The life of the Hollywood star was punctuated with happier moments, most notably her 1954 trip to east Asia, where she performed to US troops as part of an official United Service Organizations (USO) tour. As Monroe later recalled, the trip “was the best thing that ever happened to me. I never felt like a star before in my heart. It was so wonderful to look down and see a fellow smiling at me.”
The trip took place during Monroe’s honeymoon with Joe DiMaggio. Piqued that more fans turned out in Japan to see Monroe instead of him, the baseball player refused to join her in South Korea. This didn’t deter Monroe who performed ten shows in four days, in front of audiences that totaled more than 100,000 soldiers and marines. Monroe is reported to have said, “I never thought I had an effect on people until I was in Korea. It was the greatest thing that ever happened to me.”

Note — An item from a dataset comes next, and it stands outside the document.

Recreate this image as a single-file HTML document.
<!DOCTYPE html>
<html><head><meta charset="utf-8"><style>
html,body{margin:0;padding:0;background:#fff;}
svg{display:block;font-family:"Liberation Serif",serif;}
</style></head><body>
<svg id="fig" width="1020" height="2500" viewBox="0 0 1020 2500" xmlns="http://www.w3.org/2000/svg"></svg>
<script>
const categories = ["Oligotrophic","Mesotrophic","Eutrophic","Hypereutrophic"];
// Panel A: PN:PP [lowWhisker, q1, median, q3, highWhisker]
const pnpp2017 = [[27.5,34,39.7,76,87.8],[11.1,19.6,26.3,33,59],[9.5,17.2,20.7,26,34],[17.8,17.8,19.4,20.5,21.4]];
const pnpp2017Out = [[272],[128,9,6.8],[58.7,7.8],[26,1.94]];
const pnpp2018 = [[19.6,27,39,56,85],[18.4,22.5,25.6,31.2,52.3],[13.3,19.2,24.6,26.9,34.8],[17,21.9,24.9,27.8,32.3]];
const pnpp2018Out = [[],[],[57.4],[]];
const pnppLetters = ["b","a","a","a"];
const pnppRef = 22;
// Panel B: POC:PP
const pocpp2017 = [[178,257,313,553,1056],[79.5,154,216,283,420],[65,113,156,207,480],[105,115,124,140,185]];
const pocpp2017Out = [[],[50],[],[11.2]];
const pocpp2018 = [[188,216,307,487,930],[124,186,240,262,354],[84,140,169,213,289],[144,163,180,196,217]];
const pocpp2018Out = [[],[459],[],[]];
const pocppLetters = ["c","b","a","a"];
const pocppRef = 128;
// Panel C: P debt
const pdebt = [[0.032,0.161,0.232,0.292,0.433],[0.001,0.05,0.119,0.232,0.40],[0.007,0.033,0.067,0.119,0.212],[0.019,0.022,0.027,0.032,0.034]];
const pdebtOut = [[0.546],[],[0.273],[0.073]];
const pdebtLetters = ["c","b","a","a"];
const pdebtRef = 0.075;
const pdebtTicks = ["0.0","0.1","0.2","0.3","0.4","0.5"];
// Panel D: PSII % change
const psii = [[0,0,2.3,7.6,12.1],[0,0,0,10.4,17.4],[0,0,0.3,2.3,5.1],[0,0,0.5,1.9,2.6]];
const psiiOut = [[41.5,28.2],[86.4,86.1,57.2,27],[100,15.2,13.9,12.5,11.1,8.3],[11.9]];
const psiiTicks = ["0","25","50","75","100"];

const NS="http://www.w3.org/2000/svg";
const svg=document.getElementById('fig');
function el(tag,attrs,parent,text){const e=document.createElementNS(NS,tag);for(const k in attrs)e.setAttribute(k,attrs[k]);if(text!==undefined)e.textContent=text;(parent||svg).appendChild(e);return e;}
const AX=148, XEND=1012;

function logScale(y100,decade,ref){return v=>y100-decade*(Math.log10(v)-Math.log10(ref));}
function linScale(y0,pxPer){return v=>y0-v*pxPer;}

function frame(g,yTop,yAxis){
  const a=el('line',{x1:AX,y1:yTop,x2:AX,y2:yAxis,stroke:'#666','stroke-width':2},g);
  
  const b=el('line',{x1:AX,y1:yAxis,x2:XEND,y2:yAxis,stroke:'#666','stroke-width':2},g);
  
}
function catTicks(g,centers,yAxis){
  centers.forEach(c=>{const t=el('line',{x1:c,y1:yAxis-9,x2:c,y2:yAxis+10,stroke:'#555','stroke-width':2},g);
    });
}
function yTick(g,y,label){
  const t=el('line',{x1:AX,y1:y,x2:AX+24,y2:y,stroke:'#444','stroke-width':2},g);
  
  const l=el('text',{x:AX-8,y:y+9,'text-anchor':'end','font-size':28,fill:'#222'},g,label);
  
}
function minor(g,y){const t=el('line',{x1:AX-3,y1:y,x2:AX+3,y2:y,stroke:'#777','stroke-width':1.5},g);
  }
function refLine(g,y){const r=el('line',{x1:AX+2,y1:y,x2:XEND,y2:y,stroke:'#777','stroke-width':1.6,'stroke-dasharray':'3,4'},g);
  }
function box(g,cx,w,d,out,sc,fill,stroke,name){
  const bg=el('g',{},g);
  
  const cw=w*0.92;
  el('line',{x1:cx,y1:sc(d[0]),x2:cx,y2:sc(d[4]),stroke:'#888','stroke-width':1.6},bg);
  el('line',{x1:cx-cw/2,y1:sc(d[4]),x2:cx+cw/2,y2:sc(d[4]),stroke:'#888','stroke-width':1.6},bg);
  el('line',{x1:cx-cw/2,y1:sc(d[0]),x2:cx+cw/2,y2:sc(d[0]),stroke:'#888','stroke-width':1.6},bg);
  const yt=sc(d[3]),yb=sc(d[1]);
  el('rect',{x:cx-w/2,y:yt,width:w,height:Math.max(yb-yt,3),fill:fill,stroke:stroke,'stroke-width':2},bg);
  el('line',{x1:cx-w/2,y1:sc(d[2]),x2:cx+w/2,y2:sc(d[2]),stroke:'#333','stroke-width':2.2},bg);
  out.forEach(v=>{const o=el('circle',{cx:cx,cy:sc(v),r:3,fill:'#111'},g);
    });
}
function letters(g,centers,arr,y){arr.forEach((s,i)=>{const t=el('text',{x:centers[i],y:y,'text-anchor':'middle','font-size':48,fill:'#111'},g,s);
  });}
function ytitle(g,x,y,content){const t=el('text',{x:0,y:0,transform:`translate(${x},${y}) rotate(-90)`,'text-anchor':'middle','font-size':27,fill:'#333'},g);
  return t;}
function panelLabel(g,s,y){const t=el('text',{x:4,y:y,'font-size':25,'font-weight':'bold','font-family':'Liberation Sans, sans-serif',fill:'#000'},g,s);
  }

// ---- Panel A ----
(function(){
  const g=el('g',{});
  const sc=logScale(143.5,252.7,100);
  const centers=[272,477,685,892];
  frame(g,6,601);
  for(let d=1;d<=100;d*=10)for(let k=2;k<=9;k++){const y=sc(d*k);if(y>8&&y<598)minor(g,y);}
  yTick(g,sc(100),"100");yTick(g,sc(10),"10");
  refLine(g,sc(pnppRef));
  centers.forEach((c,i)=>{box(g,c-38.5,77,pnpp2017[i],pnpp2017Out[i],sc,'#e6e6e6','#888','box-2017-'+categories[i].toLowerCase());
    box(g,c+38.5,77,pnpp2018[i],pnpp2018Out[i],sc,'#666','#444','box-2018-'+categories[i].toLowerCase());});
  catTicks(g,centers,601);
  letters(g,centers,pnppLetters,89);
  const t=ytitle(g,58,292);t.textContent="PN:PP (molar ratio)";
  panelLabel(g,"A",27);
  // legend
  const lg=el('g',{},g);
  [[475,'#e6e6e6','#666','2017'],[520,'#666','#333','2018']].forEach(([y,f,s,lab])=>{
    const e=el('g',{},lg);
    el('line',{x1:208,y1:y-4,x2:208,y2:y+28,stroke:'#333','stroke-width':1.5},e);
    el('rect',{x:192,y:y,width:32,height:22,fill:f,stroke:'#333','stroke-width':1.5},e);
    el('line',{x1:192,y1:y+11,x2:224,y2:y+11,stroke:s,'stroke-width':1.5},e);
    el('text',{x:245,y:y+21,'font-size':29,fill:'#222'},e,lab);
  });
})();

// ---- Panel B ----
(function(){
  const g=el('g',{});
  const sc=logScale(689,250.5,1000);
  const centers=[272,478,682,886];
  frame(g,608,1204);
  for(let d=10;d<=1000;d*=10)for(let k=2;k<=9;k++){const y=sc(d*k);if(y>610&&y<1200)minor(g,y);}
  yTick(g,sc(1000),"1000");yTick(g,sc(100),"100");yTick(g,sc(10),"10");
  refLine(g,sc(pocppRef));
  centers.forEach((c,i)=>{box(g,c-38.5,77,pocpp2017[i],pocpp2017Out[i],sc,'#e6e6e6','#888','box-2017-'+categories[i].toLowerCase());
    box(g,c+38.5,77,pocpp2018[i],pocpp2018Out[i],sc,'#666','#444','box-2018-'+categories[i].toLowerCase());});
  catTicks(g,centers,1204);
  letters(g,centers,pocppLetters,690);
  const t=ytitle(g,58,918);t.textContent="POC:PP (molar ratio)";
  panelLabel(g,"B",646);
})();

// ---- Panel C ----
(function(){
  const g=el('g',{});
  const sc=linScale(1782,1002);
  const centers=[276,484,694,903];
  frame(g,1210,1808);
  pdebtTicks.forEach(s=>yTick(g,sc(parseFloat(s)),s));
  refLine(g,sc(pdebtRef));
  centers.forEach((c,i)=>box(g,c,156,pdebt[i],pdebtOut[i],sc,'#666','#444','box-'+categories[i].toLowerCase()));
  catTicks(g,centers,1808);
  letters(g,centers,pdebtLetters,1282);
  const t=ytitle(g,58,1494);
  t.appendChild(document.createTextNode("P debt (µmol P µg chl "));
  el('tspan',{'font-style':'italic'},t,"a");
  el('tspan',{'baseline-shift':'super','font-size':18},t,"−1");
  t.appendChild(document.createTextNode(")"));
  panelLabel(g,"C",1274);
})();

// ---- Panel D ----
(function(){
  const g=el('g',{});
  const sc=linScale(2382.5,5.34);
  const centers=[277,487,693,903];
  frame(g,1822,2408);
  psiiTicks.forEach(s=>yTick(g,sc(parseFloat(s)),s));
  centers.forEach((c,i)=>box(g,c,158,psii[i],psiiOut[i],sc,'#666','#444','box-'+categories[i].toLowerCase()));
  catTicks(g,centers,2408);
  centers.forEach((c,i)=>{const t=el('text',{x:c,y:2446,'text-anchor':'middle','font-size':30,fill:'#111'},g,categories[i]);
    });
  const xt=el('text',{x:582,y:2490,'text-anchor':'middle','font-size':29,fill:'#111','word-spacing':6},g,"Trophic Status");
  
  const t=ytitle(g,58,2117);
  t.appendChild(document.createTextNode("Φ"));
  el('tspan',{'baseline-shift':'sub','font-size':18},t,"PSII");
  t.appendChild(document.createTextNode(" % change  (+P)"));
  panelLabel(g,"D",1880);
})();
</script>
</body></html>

She later said of her performance in front of thousands of troops in the bitter February weather, “It was snowing, but I felt warm.” The latter being an expression that has recently been paraphrased for the title of a powerful new body of work, ‘The Days were Snowy but Warm’, from South Korean artist Oh Myung Hee, currently also showing in Venice – at the Biennale.
The exhibition is themed around Reflections — a concept that Oh Myung Hee has interpreted through both the cool gaze of the historical long lens and the close-up of deeply personal family stories.
Following Marilyn Monroe’s visit, the doors swung open even further, with the Hollywood star inspiring many Korean women to pursue their own dreams and become who they wanted to be. Yet, the social undertow of male privilege and inertia meant this progress has been surprisingly slow — and even more marked when set against Korea’s extraordinary economic growth over the last three decades.
This tension – and resonance – of female emotions within a patriarchal society has been captured to startling effect in ‘The Days were Snowy but Warm’.
The Days were Snowy but Warm, showing at the Biennale’s Personal Structures exhibition in Palazzo Mora, builds on the powerful energy displayed within Oh Myung Hee’s works since she came to prominence in the early nineties with an oeuvre featuring vibrant scarves drifting over green grass. Her paintings and images overflow with colors and emotions that seek to embody the powerful prism of femininity and freedom. The exhibition is on display until the end of November 2022.